Retiring early while my wife continued to work created some minor challenges. Sometimes I wanted to do something, but Sally couldn’t because of work. Or I was mindful of our spending, but Sally didn’t see why she should budget as she was still earning. We worked through these and didn't let them become big problems, but they were things that I hadn’t expected.

There are other things that I believe helped minimize the downsides, and made my early retirement experience positive so far:

  • I had 9 months between deciding to retire early and the start of full time early retirement and I used this time to plan. I checked our financial situation as best I could, thought through the boredom and loneliness risks, and came up with some ideas and activities to combat them.

  • I eased into early retirement over four months, reducing my working to 3 and then 2 days a week. This let me build up other activities and routines gradually, which may have been easier than going from full time work to no work in one hit.

  • I identified some tricks that worked for me. Routine is one example. I know it sounds boring, but it keeps me organized and helps me do the things that I want to (and prevents me from sitting around doing nothing).

Here are a couple of previous posts I wrote that also talked about early retirement difficulties:

What Have Others Found?

I don’t know many other people who have retired early. Just three that I know personally, and they’re all finding it good. In common is that they’ve developed interests that keep them busy – none of them sit watching TV all day.

But I have come across two people through my blog who are finding early retirement more difficult:

  • Person A is an un-planned early retiree having been retrenched from a senior business role.

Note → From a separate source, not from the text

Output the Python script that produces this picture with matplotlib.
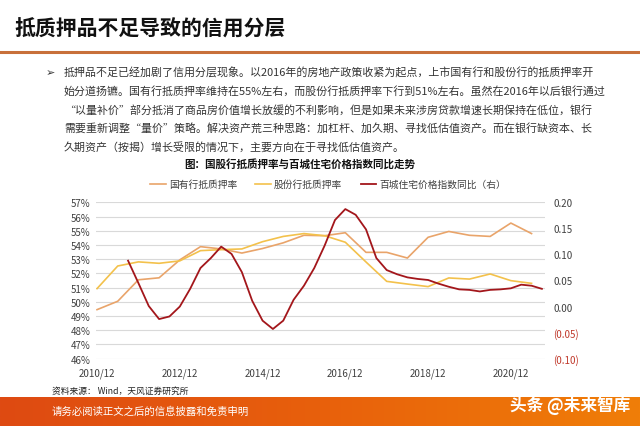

A finds a lack of direction and purpose in day to day life compared to their previous business experience. School age kids and a partner’s career are limiting the choices that A feels are available to them.

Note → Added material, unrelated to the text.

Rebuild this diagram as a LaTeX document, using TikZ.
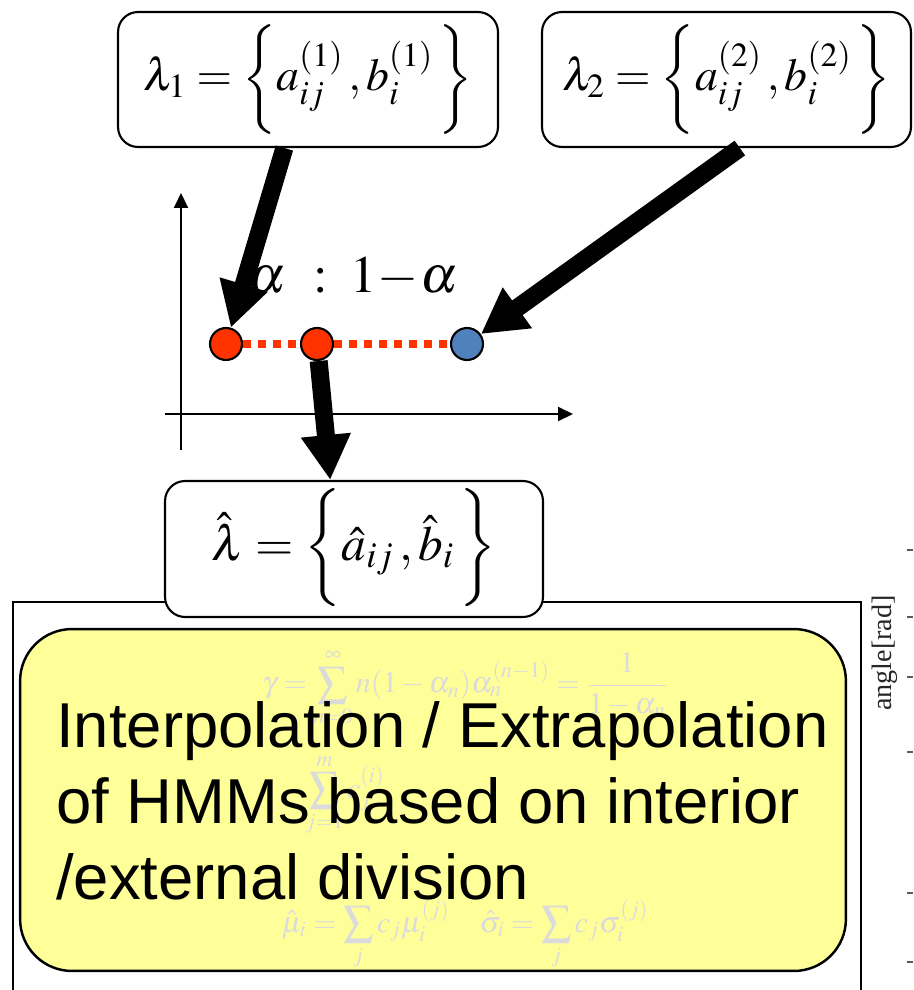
\documentclass[tikz,border=0pt]{standalone}
\usepackage{mathptmx}
\usepackage[no-math]{fontspec}
\setmainfont{Liberation Serif}
\newfontfamily\notefont{Liberation Sans}
\usepackage{tikz}
\usetikzlibrary{arrows.meta, positioning}
\definecolor{ptorange}{RGB}{255, 51, 0}
\definecolor{ptblue}{RGB}{79, 129, 189}
\definecolor{notefill}{RGB}{255, 255, 153}
\newcommand{\tallbrace}[1]{\vrule height #1 depth #1 width 0pt}

\begin{document}
\begin{tikzpicture}[x=0.02cm, y=-0.02cm,
  parbox/.style={draw, line width=1.2pt, rounded corners=0.4cm, fill=white,
    inner sep=0pt, minimum height=2.7cm, font=\fontsize{26}{31}\selectfont},
  ptdot/.style={circle, draw, line width=1.2pt, inner sep=0pt, minimum size=0.64cm},
  bigarrow/.style={-{Triangle[length=0.9cm, width=0.94cm]}, line width=0.36cm},
  axisline/.style={-{Triangle[length=0.3cm, width=0.28cm]}, line width=1.1pt},
  ghost/.style={text=black!14, font=\fontsize{17}{20}\selectfont}]
  \clip (0,0) rectangle (913,990);
  % frame of the slide underneath
  \draw[line width=1.1pt] (13,1000) -- (13,602) -- (861,602) -- (861,1000);
  \node[rotate=90, text=black!85, font=\fontsize{16}{19}\selectfont] (ylab) at (885,653) {angle[rad]};
  \foreach \ty in {550,617,677,752,893,962}
    \draw[black!65, line width=0.8pt] (907,\ty) -- (913,\ty);

  % the two models
  \node[parbox, minimum width=7.6cm] (lam1) at (308,79.5)
    {$\lambda_1 = \left\{\tallbrace{0.8em} a_{ij}^{(1)}\,, b_i^{(1)}\,\right\}$};
  \node[parbox, minimum width=7.38cm] (lam2) at (726.5,79.5)
    {$\lambda_2 = \left\{\tallbrace{0.8em} a_{ij}^{(2)}\,, b_i^{(2)}\,\right\}$};

  % axes
  \coordinate (yfoot) at (181,450);
  \coordinate (ytip) at (181,193);
  \coordinate (xfoot) at (165,414);
  \coordinate (xtip) at (573,414);
  \draw[axisline] (yfoot) -- (ytip);
  \draw[axisline] (xfoot) -- (xtip);

  % points on the line
  \node[ptdot, fill=ptorange] (p1) at (226,344) {};
  \node[ptdot, fill=ptorange] (pm) at (317,344) {};
  \node[ptdot, fill=ptblue] (p2) at (467,344) {};
  \draw[ptorange, line width=0.16cm, dash pattern=on 0.16cm off 0.14cm]
    (p1) -- (pm) (pm) -- (p2);
  \node[font=\fontsize{30}{34}\selectfont] (ratio) at (353,277)
    {$\alpha\hspace{0.3em}:\hspace{0.2em}1\mkern-2mu-\mkern-2mu\alpha$};

  % result
  \node[parbox, minimum width=7.56cm, minimum height=2.72cm, font=\fontsize{28}{33}\selectfont]
    (hat) at (354,549)
    {$\hat{\lambda} = \left\{\tallbrace{1em}\hat{a}_{ij}\,, \hat{b}_i\,\right\}$};

  \draw[bigarrow] (lam1.251) -- (p1);
  \draw[bigarrow] (lam2.281) -- (p2);
  \draw[bigarrow] (pm) -- (hat.109);

  % note
  \node[draw, line width=1.4pt, fill=notefill, rounded corners=1.04cm, inner sep=0pt,
        minimum width=16.52cm, minimum height=6.84cm] (note) at (433,800) {};
  \node[ghost] (g1) at (465,688)
    {$\displaystyle \gamma = \sum_{n=0}^{\infty} n(1-\alpha_n)\alpha_n^{(n-1)} = \frac{1}{1-\alpha_n}$};
  \node[ghost] (g2) at (345,795) {$\displaystyle \sum_{j=1}^{m} c_j^{(i)}$};
  \node[ghost] (g3) at (465,935)
    {$\displaystyle \hat{\mu}_i = \sum_{j} c_j\mu_i^{(j)} \quad \hat{\sigma}_i = \sum_{j} c_j\sigma_i^{(j)}$};
  \node[anchor=north west, inner sep=0pt, align=left,
        font=\notefont\fontsize{36.1}{43.2}\selectfont] (notetxt) at (56,701)
    {Interpolation / Extrapolation\\of HMMs based on interior\\/external division};
\end{tikzpicture}
\end{document}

  • B always resented full-time work. Later, she was able to retire early, but it’s produced a different issue. She finds many people judgmental about someone her age (49) not working and has started dreading the questions "what do you do?", "where do you work?", "what's your profession?". She realises a lot of people define others by their profession but finds it uncomfortable. She also finds the phrase "lady of leisure" quite offensive which some acquaintances jokingly say when they hear she doesn’t work anymore, even though she continues with volunteer work. These are the main reasons why, after 6 months of not working full-time, B has started to feel unhappy .

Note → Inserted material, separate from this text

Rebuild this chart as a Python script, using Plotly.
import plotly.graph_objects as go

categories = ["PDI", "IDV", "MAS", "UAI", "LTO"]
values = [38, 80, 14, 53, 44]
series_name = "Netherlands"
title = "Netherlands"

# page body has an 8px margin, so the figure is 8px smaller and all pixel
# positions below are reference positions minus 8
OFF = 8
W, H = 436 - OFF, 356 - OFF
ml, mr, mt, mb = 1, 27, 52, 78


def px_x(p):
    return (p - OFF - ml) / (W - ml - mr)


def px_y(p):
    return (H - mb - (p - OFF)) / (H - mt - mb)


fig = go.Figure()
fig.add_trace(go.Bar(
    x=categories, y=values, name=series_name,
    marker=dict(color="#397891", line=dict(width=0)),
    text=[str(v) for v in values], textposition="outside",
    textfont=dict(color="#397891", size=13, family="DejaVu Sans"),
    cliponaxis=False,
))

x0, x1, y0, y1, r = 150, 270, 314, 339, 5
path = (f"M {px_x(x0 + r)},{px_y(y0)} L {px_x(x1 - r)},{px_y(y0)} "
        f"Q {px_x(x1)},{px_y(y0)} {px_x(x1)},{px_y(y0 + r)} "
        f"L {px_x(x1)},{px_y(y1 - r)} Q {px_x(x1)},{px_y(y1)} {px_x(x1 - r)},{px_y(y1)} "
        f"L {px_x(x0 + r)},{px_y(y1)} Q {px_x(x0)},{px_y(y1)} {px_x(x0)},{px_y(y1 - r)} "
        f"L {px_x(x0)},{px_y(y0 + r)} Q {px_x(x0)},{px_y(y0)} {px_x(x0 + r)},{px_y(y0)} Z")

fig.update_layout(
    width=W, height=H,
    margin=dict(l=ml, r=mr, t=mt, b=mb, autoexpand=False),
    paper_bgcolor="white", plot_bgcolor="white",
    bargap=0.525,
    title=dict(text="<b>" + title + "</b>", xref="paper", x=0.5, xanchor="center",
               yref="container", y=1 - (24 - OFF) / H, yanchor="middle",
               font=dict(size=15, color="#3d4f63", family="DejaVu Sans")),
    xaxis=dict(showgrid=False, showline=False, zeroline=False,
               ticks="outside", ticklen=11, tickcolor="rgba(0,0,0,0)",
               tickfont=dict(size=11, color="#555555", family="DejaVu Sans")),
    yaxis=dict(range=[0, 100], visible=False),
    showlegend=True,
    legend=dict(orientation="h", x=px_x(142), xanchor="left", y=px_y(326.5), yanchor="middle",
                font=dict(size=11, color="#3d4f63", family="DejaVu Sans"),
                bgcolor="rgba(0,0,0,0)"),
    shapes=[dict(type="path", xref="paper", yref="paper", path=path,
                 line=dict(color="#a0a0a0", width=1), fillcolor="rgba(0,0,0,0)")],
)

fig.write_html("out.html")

B goes on to say that coming across my blog has helped her start viewing things from a different perspective. I don’t take credit for that, but rather credit B for searching for the changes that will give her the life that she wants.

A Google search mostly some generalised lists of retirement challenges, but not many real life examples. I did find a few sites, and made a rough analysis of seven people who had written about their retirement problems:

  • Six of the seven had retirements that were not planned (company downsized or closed)

  • Four talked of money worries

  • Four missed social contact

  • Three had partners who were not supportive

That six of the seven early retirements were unplanned is striking. Does this suggest planning for retirement in advance gives a far better chance of a successful and rewarding early retirement? It seems the adage "failing to plan is planning to fail" may well apply.

Good planning will give more certainty about your financial position, test ideas for keeping busy, for a feeling of purpose as well as plans for social interaction. I'm sure that planning ahead for these things increases the likelihood of early retirement being what you want it to be.

However, the planning process may reveal that you aren't quite ready for early retirement. Perhaps finances are too tight, or you don't feel you've sufficient interests or social opportunities in place. If this is the case, you may want to ask whether now is the right time for retirement, or is it better to delay it.

At the same time, remember that plans are rarely perfect, and won't capture everything. My own early retirement planning was fairly high level, with the final early retirement decision requiring a leap of faith, but the planning certainly gave me a very good head start.

Summing up

Even the upbeat and positive FIRE bloggers have off days now and again. That’s just how life is. And early retirement won’t be the same for everyone – what works for one person will be different to what works for someone else.

There are however some things that can make the transition from work to early retirement easier. I'm sure that planning is one. Perhaps easing into early retirement by gradually reducing the work week may be another. And of course, being as certain as you can that your financial position can support early retirement is critical.

Sometimes easier said that done, but keeping a positive mindset and outlook is important. Transitioning from work life to retired life is a big deal, and it won't all be easy. Don't be afraid to try things, it doesn't matter if they don't work, you have the freedom to move on and try something else. And don't worry if someone says something negative, it's most likely because they're jealous. There's no right or wrong way to do early retirement, and so long as you're happy with it, then it's a success.

It would be useful to hear comments from others who have had early retirement difficulties, and hopefully have managed to overcome them, as well as from those whose early retirement has worked well along with the reasons they attribute this to.